The following type of exceptions, interrupts and faults are considered:

  • I/O device request;
  • Invoking OS system call from a user program;
  • Tracing instruction execution;
  • Integer arithmetic overflow/underflow;
  • Floating point arithmetic anomaly;
  • Page fault;
  • Misaligned memory access;
  • Memory protection violation;
  • Hardware / power failure.

Interrupt: an event that requires the attention of the processor. It can be asynchronous if it is an external event or synchronous if it is internal (exceptions).

Classes of exceptions

  • Synchronous vs asynchronous: asynchronous events are caused by devices external to the CPU and memory and can be handled after the completion of the current instruction (easier to handle)
  • User requested vs coerced: user requested (such as I/O events) are predictable while coerced are caused by some HW event not under control of the user program; hard to implement because they are unpredictable.
  • User maskable vs user nonmaskable: The mask simply controls whether the HW responds to the exception or not
  • Within vs between instructions: Exceptions that occur within instructions are usually synchronous since the instruction triggers the exception. The instruction must be stopped and restarted. Asynchronous that occur between instructions arise from catastrophic situations such as HW malfunctions and always cause program termination.
  • Resume vs terminate: whether the program’s execution continues after the interrupt/exception

Handling asynchronous interrupts

When the processor decides to process the interrupt:

  • It stops the current program at instruction i, completing all the instructions up to i‐1 (precise interrupt)
  • It saves the PC of instruction i in a special register Exception Program Counter: PC ‐> EPC
  • It disables interrupts and transfers control to a designated interrupt handler running in the kernel mode: Int. Vector Address ‐> PC

To allow nested interrupts, we need to save PC before enabling interrupts.

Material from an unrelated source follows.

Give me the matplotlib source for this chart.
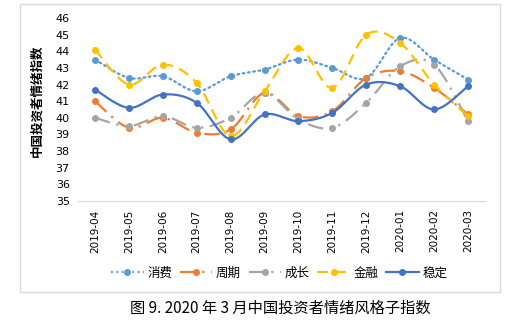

Handling synchronous interrupts

In general, the instruction i cannot be completed and needs to be restarted after the exception has been handled. In the pipeline this would require undoing the effect of one or more partially executed instructions.

Exception handling in the MIPS pipeline

Exceptions may occur at different stages in pipeline so the exception may be raised out of order. A way to keep the order of exceptions is to hold exception flags in pipeline until commit point so raise all exceptions in the MEM stage.